In this repo, the webspec is usually referenced by URL, and parts of the spec are inlined into the comments.

 WebIDL::ExceptionOr<void> Element::set_attribute_ns(Optional<FlyString> const& namespace_, FlyString const& qualified_name, String const& value)
 {
     // 1. Let (namespace, prefix, localName) be the result of validating and extracting namespace and qualifiedName given "element".
     auto extracted_qualified_name = TRY(validate_and_extract(realm(), namespace_, qualified_name, ValidationContext::Element));

     // 2. Set an attribute value for this using localName, value, and also prefix and namespace.
     set_attribute_value(extracted_qualified_name.local_name(), value, extracted_qualified_name.prefix(), extracted_qualified_name.namespace_());

     return {};
 }

(source)

For this example semcheck finds the following issue (using Claude Sonnet 4.0):

🚨 ERRORS (1)
   1. set_attribute_ns uses wrong ValidationContext - should use
      ValidationContext::Attribute instead of ValidationContext::Element
      Suggestion:
      Change ValidationContext::Element to ValidationContext::Attribute
      in the validate_and_extract call in set_attribute_ns

This is a good example of a false-positive result that you might get when the specification is a bit confusing.
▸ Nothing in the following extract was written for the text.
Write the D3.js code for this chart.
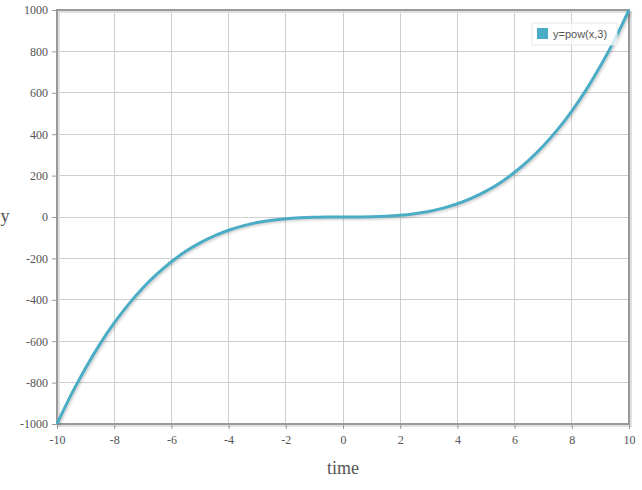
<!DOCTYPE html>
<html><head><meta charset="utf-8">
<script src="https://cdn.jsdelivr.net/npm/d3@7"></script>
<style>body{margin:0;background:#fff}svg{display:block}.tick text{font-family:'Liberation Serif','Times New Roman',serif;font-size:12px;fill:#555}</style>
</head><body>
<svg id="c" width="642" height="490"></svg>
<script>
const xValues = [-10,-9.5,-9,-8.5,-8,-7.5,-7,-6.5,-6,-5.5,-5,-4.5,-4,-3.5,-3,-2.5,-2,-1.5,-1,-0.5,0,0.5,1,1.5,2,2.5,3,3.5,4,4.5,5,5.5,6,6.5,7,7.5,8,8.5,9,9.5,10];
const yValues = [-1000,-857,-729,-614,-512,-422,-343,-275,-216,-166,-125,-91,-64,-43,-27,-16,-8,-3.4,-1,-0.1,0,0.1,1,3.4,8,16,27,43,64,91,125,166,216,275,343,422,512,614,729,857,1000];
const xTicks = [-10,-8,-6,-4,-2,0,2,4,6,8,10];
const yTicks = [-1000,-800,-600,-400,-200,0,200,400,600,800,1000];
const seriesName = "y=pow(x,3)";
const xTitle = "time", yTitle = "y";

const svg = d3.select("#c");
const L=57, R=629, T=10, B=424;
const x = d3.scaleLinear().domain([-10,10]).range([L,R]);
const y = d3.scaleLinear().domain([-1000,1000]).range([B,T]);
const color = "#4bacc6";
const fmt = d => String(d);

const defs = svg.append("defs");
const f = defs.append("filter").attr("id","sh").attr("x","-10%").attr("y","-10%").attr("width","120%").attr("height","120%");
f.append("feGaussianBlur").attr("in","SourceGraphic").attr("stdDeviation",1);

// grid
svg.append("g").selectAll("line").data(xTicks).join("line")
  .attr("x1",d=>x(d)).attr("x2",d=>x(d)).attr("y1",T).attr("y2",B)
  .attr("stroke","#cfcfcf").attr("stroke-width",1).attr("shape-rendering","crispEdges");
svg.append("g").selectAll("line").data(yTicks).join("line")
  .attr("x1",L).attr("x2",R).attr("y1",d=>y(d)).attr("y2",d=>y(d))
  .attr("stroke","#cfcfcf").attr("stroke-width",1).attr("shape-rendering","crispEdges");

// border shadow
svg.append("rect").attr("x",L+2).attr("y",T+2).attr("width",R-L).attr("height",B-T)
  .attr("fill","none").attr("stroke","#e0e0e0").attr("stroke-width",2);
svg.append("rect").attr("x",L).attr("y",T).attr("width",R-L).attr("height",B-T)
  .attr("fill","none").attr("stroke","#999").attr("stroke-width",2);

// axes
const yAxis = d3.axisLeft(y).tickValues(yTicks).tickFormat(fmt).tickSize(4).tickPadding(4);
const gy = svg.append("g").attr("transform",`translate(${L-1},0)`).call(yAxis);
const xAxis = d3.axisBottom(x).tickValues(xTicks).tickFormat(fmt).tickSize(4).tickPadding(6);
const gx = svg.append("g").attr("transform",`translate(0,${B+1})`).call(xAxis);
[gx,gy].forEach(g=>{
  g.attr("font-family",null).attr("font-size",null);
  g.select(".domain").remove();
  g.selectAll(".tick line").attr("stroke","#999");
  g.selectAll("text").attr("fill","#555");
});

svg.append("text").attr("x",(L+R)/2).attr("y",474).attr("text-anchor","middle")
  .style("font-family","'Liberation Serif',serif").style("font-size","18px").attr("fill","#555").text(xTitle);
svg.append("text").attr("x",5).attr("y",222).attr("text-anchor","middle")
  .style("font-family","'Liberation Serif',serif").style("font-size","18px").attr("fill","#555").text(yTitle);

// line
const pts = xValues.map((v,i)=>[v,yValues[i]]);
const line = d3.line().x(d=>x(d[0])).y(d=>y(d[1])).curve(d3.curveCatmullRom);
svg.append("path").datum(pts).attr("d",line).attr("fill","none")
  .attr("stroke","rgba(0,0,0,0.18)").attr("stroke-width",3).attr("transform","translate(1.5,1.5)").attr("filter","url(#sh)");
svg.append("path").datum(pts).attr("d",line).attr("fill","none")
  .attr("stroke",color).attr("stroke-width",3);

// legend
const lg = svg.append("g");
lg.append("rect").attr("x",532).attr("y",23).attr("width",85).attr("height",22)
  .attr("fill","rgba(255,255,255,0.75)").attr("stroke","#e6e6e6");
lg.append("rect").attr("x",537).attr("y",28).attr("width",11).attr("height",11).attr("fill",color);
lg.append("text").attr("x",553).attr("y",38).style("font-family","'Liberation Sans',Arial,sans-serif")
  .style("font-size","11px").attr("fill","#555").text(seriesName);
</script>
</body></html>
In the spec the algorithm for setting an attribute describes that the validation function must be used together with the element context rather than the attribute context. Semcheck cannot resolve this apparent contradiction and raises the issue you see above.

Finding actual issues in this repo turned out to be quite challenging. With around 5200+ links to whatwg.org, running semcheck on all of these references would take a huge amount of resources and time. Even then, verifying that each found issue is an actual issue is very hard for someone not familiar with web internals.

LLM Limitations

Initially I was hopeful that LLMs would be good at this specific task. While programming, I found that LLMs tend to be good at spotting inconsistencies, which made me hopeful that once tasked with just that, LLMs would shine. Instead, it seems that LLM training methods cause two problems:

  1. LLMs prefer to raise issues even when there’s nothing to report
  2. They apply their (outdated) knowledge of the world

One example of the latter was quite annoying during development of semcheck. Semcheck uses Go version 1.24. This often resulted in issues being raised mentioning that this particular Go version doesn’t exist. In reality, that version of Go was released after the knowledge cutoff of the model. It requires quite a bit of prompt engineering in order to reduce these kinds of false positives.

Generally, the biggest challenge with semcheck is the false-positive issues it finds. When false positives are raised, the user will have to take action and investigate. Every time this turns out to be for nothing, the user’s trust is eroded. Subsequently, the user becomes more likely to ignore semcheck’s output for future issues.

Conclusions

Semcheck not only improves your implementation but also forces you to be clear and exact in your specification. This means that semcheck might not be the best fit if that spec is being maintained outside your project. While this excludes large projects like Browsers, it is still a great fit for LLM-assisted programming. During development of semcheck I’ve been able to catch many mistakes before merging.

Semantic checks like these can also be extended to documentation, making sure that your docs correctly describe the behavior your code implements. Semcheck can already be used for this and is currently being used to make sure semcheck’s README.md file stays up-to-date.

Appendix A: Evaluation Suite

In order to evaluate how different prompts and models perform, I’ve also created an evaluation suite. My method is a little crude, as I only count the number of issues found and not necessarily whether the correct issues have been found. Some test cases have no issues at all, which gives a good indication of the likelihood that a model will hallucinate issues when they aren’t there. I might be able to match up found issues and actual issues by using an embedding model and measuring cosine similarity instead. I leave that as future work, however, as the current crude method already gives a fair estimate. See the performance of different models on semcheck eval here.